The recent announcement that it was being put out for tender suggests the government has a flawed understanding of what the role of the office was:

From 1 July 2016 a new institute will be established, with $28 million in funding, to promote excellence in teaching and learning. This will involve administering the grants, fellowships and awards under the Promotion of Excellence in Learning and Teaching in Higher Education programme.

But the OLT and its forerunners were meant to be much more than simply “dolers-out-of-money”: it was meant to provide resource-rich support to all who teach in all universities in the country. Importantly, it was meant to be neutral.

By announcing that “universities will be invited to bid to host the new institute”, it seems that one lucky player is going to win the big prize. Only a handful of universities have the facilities and capabilities to host such a centre.

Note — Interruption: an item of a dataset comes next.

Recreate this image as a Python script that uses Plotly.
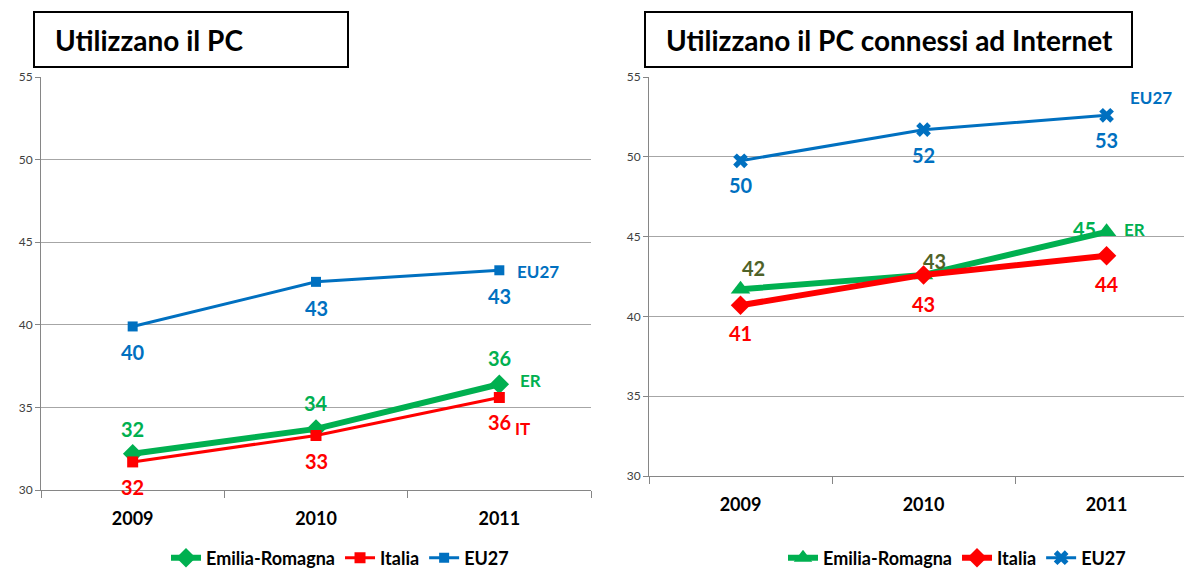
import plotly.graph_objects as go

# Years on the x axis
years = ["2009", "2010", "2011"]

# Left chart: people using a PC (%)
pc_er = [32.2, 33.7, 36.4]
pc_it = [31.7, 33.3, 35.6]
pc_eu = [39.9, 42.6, 43.3]

# Right chart: people using a PC connected to the Internet (%)
net_er = [41.7, 42.6, 45.3]
net_it = [40.7, 42.6, 43.8]
net_eu = [49.75, 51.7, 52.6]

GREEN = "#00B050"
OLIVE = "#4F6228"
RED = "#FF0000"
BLUE = "#0070C0"
FONT = "Lato"

W, H = 1184, 568


def px(x):
    return x / W


def py(y):
    return 1 - y / H


fig = go.Figure()

# ---- left chart traces ----
fig.add_trace(go.Scatter(x=years, y=pc_er, name="Emilia-Romagna", mode="lines+markers",
                         line=dict(color=GREEN, width=6),
                         marker=dict(symbol="diamond", size=15, color=GREEN),
                         xaxis="x", yaxis="y", legend="legend"))
fig.add_trace(go.Scatter(x=years, y=pc_it, name="Italia", mode="lines+markers",
                         line=dict(color=RED, width=3),
                         marker=dict(symbol="square", size=11, color=RED),
                         xaxis="x", yaxis="y", legend="legend"))
fig.add_trace(go.Scatter(x=years, y=pc_eu, name="EU27", mode="lines+markers",
                         line=dict(color=BLUE, width=3),
                         marker=dict(symbol="square", size=10, color=BLUE),
                         xaxis="x", yaxis="y", legend="legend"))

# ---- right chart traces ----
fig.add_trace(go.Scatter(x=years, y=net_er, name="Emilia-Romagna", mode="lines+markers",
                         line=dict(color=GREEN, width=6),
                         marker=dict(symbol="triangle-up", size=17, color=GREEN),
                         xaxis="x2", yaxis="y2", legend="legend2"))
fig.add_trace(go.Scatter(x=years, y=net_it, name="Italia", mode="lines+markers",
                         line=dict(color=RED, width=6),
                         marker=dict(symbol="diamond", size=15, color=RED),
                         xaxis="x2", yaxis="y2", legend="legend2"))
fig.add_trace(go.Scatter(x=years, y=net_eu, name="EU27", mode="lines+markers",
                         line=dict(color=BLUE, width=3),
                         marker=dict(symbol="x", size=13, color=BLUE),
                         xaxis="x2", yaxis="y2", legend="legend2"))

annotations = []


def value_labels(xa, ya, vals, colors, dys, dxs=None):
    # category axes take the category index as annotation position
    for i, v in enumerate(vals):
        annotations.append(dict(
            x=i, y=v, xref=xa, yref=ya, text=f"{round(v)}", showarrow=False,
            xshift=(dxs[i] if dxs else 0), yshift=dys[i],
            font=dict(family=FONT, size=20, color=colors[i], weight="bold")))


value_labels("x", "y", pc_eu, [BLUE] * 3, [-26, -26, -26])
value_labels("x", "y", pc_er, [GREEN] * 3, [25, 26, 26])
value_labels("x", "y", pc_it, [RED] * 3, [-25, -26, -25])

value_labels("x2", "y2", net_eu, [BLUE] * 3, [-24, -25, -25])
value_labels("x2", "y2", net_er, [OLIVE, OLIVE, GREEN], [21, 14, 3], [13, 11, -22])
value_labels("x2", "y2", net_it, [RED] * 3, [-28, -29, -28])

# Series tags at the end of each line
tags = [
    ("x", "y", 2.21, 43.2, "EU27", BLUE),
    ("x", "y", 2.17, 36.65, "ER", GREEN),
    ("x", "y", 2.125, 33.75, "IT", RED),
    ("x2", "y2", 2.24, 53.7, "EU27", BLUE),
    ("x2", "y2", 2.15, 45.45, "ER", GREEN),
]
for xa, ya, xv, yv, t, c in tags:
    annotations.append(dict(x=xv, y=yv, xref=xa, yref=ya, text=t, showarrow=False,
                            font=dict(family=FONT, size=17, color=c, weight="bold")))

# Panel titles inside framed boxes
titles = [(34, 348, "Utilizzano il PC"), (645, 1132, "Utilizzano il PC connessi ad Internet")]
shapes = []
for x0, x1, t in titles:
    shapes.append(dict(type="rect", xref="paper", yref="paper",
                       x0=px(x0), x1=px(x1), y0=py(67), y1=py(12),
                       line=dict(color="black", width=2), fillcolor="white"))
    annotations.append(dict(x=px(x0 + 19), y=py(40), xref="paper", yref="paper",
                            xanchor="left", yanchor="middle", text=t, showarrow=False,
                            font=dict(family=FONT, size=28, color="black", weight="bold")))

axis_common = dict(
    showline=True, linecolor="#868686", linewidth=1,
    ticks="outside", tickcolor="#868686", ticklen=5,
)

yaxis_common = dict(axis_common, range=[30, 55], dtick=5, tick0=30,
                    showgrid=True, gridcolor="#A6A6A6", gridwidth=1,
                    tickfont=dict(family=FONT, size=12, color="#404040"),
                    zeroline=False)

xaxis_common = dict(axis_common, type="category", tickson="boundaries", ticklen=7,
                    showgrid=False, ticklabelstandoff=12,
                    tickfont=dict(family=FONT, size=18, color="black", weight="bold"))

legend_font = dict(family=FONT, size=18, color="black", weight="bold")

fig.update_layout(
    width=W, height=H,
    margin=dict(l=0, r=0, t=0, b=0, autoexpand=False),
    paper_bgcolor="white", plot_bgcolor="white",
    xaxis=dict(xaxis_common, domain=[px(41), px(591)], range=[-0.5, 2.5], anchor="y"),
    yaxis=dict(yaxis_common, domain=[py(490), py(77)], anchor="x"),
    xaxis2=dict(xaxis_common, domain=[px(649), 1.0], range=[-0.5, 2.423], anchor="y2"),
    yaxis2=dict(yaxis_common, domain=[py(476), py(77)], anchor="x2"),
    legend=dict(orientation="h", x=px(340), xanchor="center", y=py(558), yanchor="middle",
                font=legend_font, bgcolor="rgba(0,0,0,0)", itemwidth=30, tracegroupgap=0),
    legend2=dict(orientation="h", x=px(957), xanchor="center", y=py(558), yanchor="middle",
                 font=legend_font, bgcolor="rgba(0,0,0,0)", itemwidth=30, tracegroupgap=0),
    shapes=shapes,
    annotations=annotations,
)

fig.write_html("out.html")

Among the likely candidates is the Melbourne Centre for the Study of Higher Education. Despite it being the place of my employ, I have no idea whether it is throwing its hat into the ring. My prediction is that the tender will be won by one or other of the elite Group of 8 universities.

The body that represents Australia’s universities, Universities Australia has been muted in its response to the abolition of the OLT.

Its CEO, Belinda Robinson, claimed somewhat feebly that the sector as a whole had not been consulted about the changes and that the organisation

will strongly oppose any moves to downgrade the government’s commitment to teaching and learning excellence in higher education.

It’s not exactly a call to the barricades; more like resignation and the hope that as long as the new centre gets a new home somewhere, things might still turn out okay.

Universities Australia wasn’t too upset about the cut. AAP

The Regional Universities Network doesn’t seem all that perturbed either.

Whichever university wins the tender will be hard pushed to be seen as maintaining even-handedness in which initiatives it supports. The OLT not only supported research into teaching and learning, it was a neutral national champion of excellence. That is something the country can ill afford to do without if it wants all its universities to prosper.

I suspect that the move ultimately has little to do with ensuring Australia’s reputation of a leading and progressive higher education sector is enhanced.

Rather, it shows the government is still determined to create a two-tiered higher education sector in which a handful of universities, probably about eight, are free to exploit their international standing by attracting the best and brightest students for the highest fees, while the others service the rural, regional and vocational students.